Meditations on Arctic bearded seal songs
"A work that conjures the tension between the environment and the animals. The musical translation of the bearded seal songs and the performance of the JACK Quartet imposes for the time an emotional experience that entangles beauty and fear, external pressures with internal responses. The piece is perhaps as profoundly different from other musical expressions as the life of the bearded seals is from our own. In it, I find a new perspective on both music and these incredible animals".
–Joshua Jones, Scripps Institution of Oceanography, UC San Diego.

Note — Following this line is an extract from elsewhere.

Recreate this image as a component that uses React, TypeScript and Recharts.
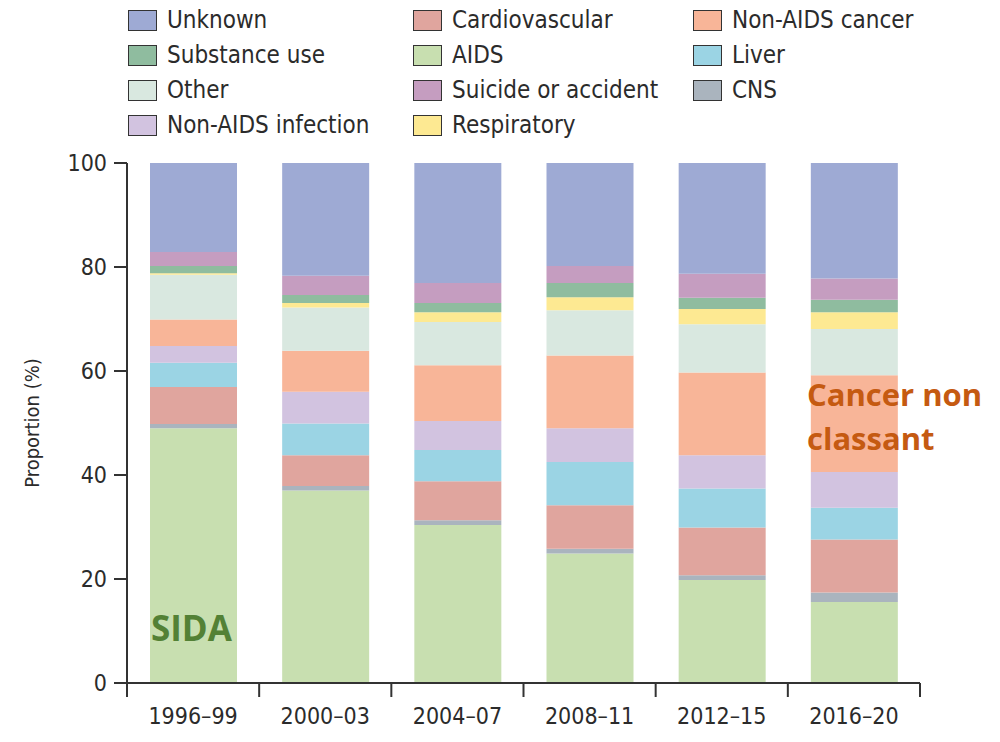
import { BarChart, Bar, XAxis, YAxis } from 'recharts';

const periods = ['1996–99', '2000–03', '2004–07', '2008–11', '2012–15', '2016–20'];

// stacked bottom → top, percent of deaths
const aids = [49.0, 37.0, 30.4, 24.9, 19.8, 15.6];
const cns = [0.8, 0.9, 0.9, 0.9, 0.9, 1.8];
const cardiovascular = [7.1, 5.9, 7.5, 8.4, 9.2, 10.2];
const liver = [4.7, 6.1, 6.0, 8.3, 7.5, 6.1];
const nonAidsInfection = [3.2, 6.1, 5.6, 6.5, 6.4, 6.9];
const nonAidsCancer = [5.1, 7.9, 10.7, 14.0, 15.9, 18.6];
const other = [8.6, 8.3, 8.3, 8.7, 9.3, 8.9];
const respiratory = [0.3, 0.9, 1.9, 2.5, 2.9, 3.2];
const substanceUse = [1.4, 1.5, 1.8, 2.7, 2.2, 2.4];
const suicide = [2.7, 3.7, 3.8, 3.3, 4.6, 4.1];
const unknown = [17.1, 21.7, 23.1, 19.8, 21.3, 22.2];

const yTicks = [0, 20, 40, 60, 80, 100];

const series = [
  { key: 'aids', name: 'AIDS', color: '#c8dfb0', values: aids },
  { key: 'cns', name: 'CNS', color: '#aab4be', values: cns },
  { key: 'cardio', name: 'Cardiovascular', color: '#e0a59e', values: cardiovascular },
  { key: 'liver', name: 'Liver', color: '#9bd4e4', values: liver },
  { key: 'nai', name: 'Non-AIDS infection', color: '#d2c3e0', values: nonAidsInfection },
  { key: 'nac', name: 'Non-AIDS cancer', color: '#f8b598', values: nonAidsCancer },
  { key: 'other', name: 'Other', color: '#d9e8e0', values: other },
  { key: 'resp', name: 'Respiratory', color: '#fde992', values: respiratory },
  { key: 'subst', name: 'Substance use', color: '#8fbc9f', values: substanceUse },
  { key: 'suicide', name: 'Suicide or accident', color: '#c59dc0', values: suicide },
  { key: 'unknown', name: 'Unknown', color: '#9eaad4', values: unknown },
];

// legend layout as in the figure (row-major, 3 columns)
const legendOrder = [
  ['unknown', 'cardio', 'nac'],
  ['subst', 'aids', 'liver'],
  ['other', 'suicide', 'cns'],
  ['nai', 'resp'],
];

const data = periods.map((period, i) => {
  const row: Record<string, string | number> = { period };
  series.forEach((s) => {
    row[s.key] = s.values[i];
  });
  return row;
});

const narrow = '"Liberation Sans Narrow", "DejaVu Sans Condensed", sans-serif';
const ink = '#2b2b2b';
const X_TICK_SIZE = 0;
const X_TICK_MARGIN = 20;

// category label + tick marks on the band edges
function PeriodTick(props: any) {
  const { x, y, payload, index, visibleTicksCount } = props;
  const half = payload.offset ?? 0;
  const axisY = y - X_TICK_SIZE - X_TICK_MARGIN;
  const last = index === (visibleTicksCount ?? periods.length) - 1;
  return (
    <g>
      <line x1={x - half} x2={x - half} y1={axisY} y2={axisY + 14} stroke="#333" strokeWidth={2} />
      {last && <line x1={x + half} x2={x + half} y1={axisY} y2={axisY + 14} stroke="#333" strokeWidth={2} />}
      <text x={x} y={y} dy={21} textAnchor="middle" fontFamily={narrow} fontSize={23} fill={ink}>
        {payload.value}
      </text>
    </g>
  );
}

function Legend() {
  const colLeft = [128, 413, 693];
  return (
    <>
      {legendOrder.map((row, r) =>
        row.map((key, c) => {
          const s = series.find((x) => x.key === key)!;
          return (
            <div
              key={key}
              style={{
                position: 'absolute',
                left: colLeft[c],
                top: 8 + r * 35,
                height: 24,
                display: 'flex',
                alignItems: 'center',
                fontFamily: narrow,
                fontSize: 24,
                color: ink,
                whiteSpace: 'nowrap',
              }}
            >
              <span
                style={{
                  width: 27,
                  height: 19,
                  background: s.color,
                  border: '1.5px solid #333',
                  marginRight: 10,
                  display: 'inline-block',
                }}
              />
              {s.name}
            </div>
          );
        })
      )}
    </>
  );
}

export default function App() {
  return (
    <div style={{ position: 'absolute', left: 0, top: 0, width: 1000, height: 742, background: '#fff' }}>
      <Legend />
      <BarChart
        width={1000}
        height={742}
        data={data}
        margin={{ top: 163, right: 80, left: 0, bottom: 0 }}
        barSize={87}
      >
        <XAxis
          dataKey="period"
          height={59}
          axisLine={{ stroke: '#333', strokeWidth: 2 }}
          tickLine={false}
          tickSize={X_TICK_SIZE}
          tickMargin={X_TICK_MARGIN}
          tick={<PeriodTick />}
          interval={0}
        />
        <YAxis
          domain={[0, 100]}
          ticks={yTicks}
          width={127}
          axisLine={{ stroke: '#333', strokeWidth: 2 }}
          tickLine={{ stroke: '#333', strokeWidth: 2 }}
          tickSize={13}
          tickMargin={7}
          tick={{ fontFamily: narrow, fontSize: 23, fill: ink }}
          label={{
            value: 'Proportion (%)',
            angle: -90,
            position: 'insideLeft',
            offset: 32,
            style: { textAnchor: 'middle', fontFamily: narrow, fontSize: 20, fill: ink },
          }}
        />
        {series.map((s) => (
          <Bar key={s.key} dataKey={s.key} stackId="a" fill={s.color} isAnimationActive={false} />
        ))}
      </BarChart>
      <div
        style={{
          position: 'absolute',
          left: 151,
          top: 604,
          fontFamily: '"Open Sans", sans-serif',
          fontWeight: 700,
          fontSize: 35,
          color: '#538135',
        }}
      >
        SIDA
      </div>
      <div
        style={{
          position: 'absolute',
          left: 807,
          top: 372,
          fontFamily: '"Open Sans", sans-serif',
          fontWeight: 700,
          fontSize: 31,
          lineHeight: '44px',
          color: '#c55a11',
        }}
      >
        Cancer non
        <br />
        classant
      </div>
    </div>
  );
}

Few sounds I have found to be as fascinating as those of the bearded seals from the Chukchi sea in the Arctic Ocean. My first encounter with them was a recording by Ray, Watkins and Burns. It came to me that the sounds of the bearded seals would be ideal material for strings – the constant glissandi and the high resolution microtonal nuances characteristic of seal songs can be performed by no other acoustic instruments as idiomatically. All the music performed by the string quartet derives from transcriptions of several bearded seal songs, which were generously provided to me by Joshua Jones, researcher at the Scripps Whale Acoustic Lab, University of California, San Diego. Variations of the transcriptions (mainly in pitch and duration) were based on statistics of the bearded seal repertoire from 2008-2009, included in the Jones et al. article: Ringed, Bearded, and Ribbon Seal Vocalizations North of Barrow, Alaska: Seasonal Presence and Relationship with Sea Ice. The electronics for this piece consist of a hydrophone recording of sea ice from the Chuckhi sea, also a contribution of the Scripps Whale Acoustic Lab.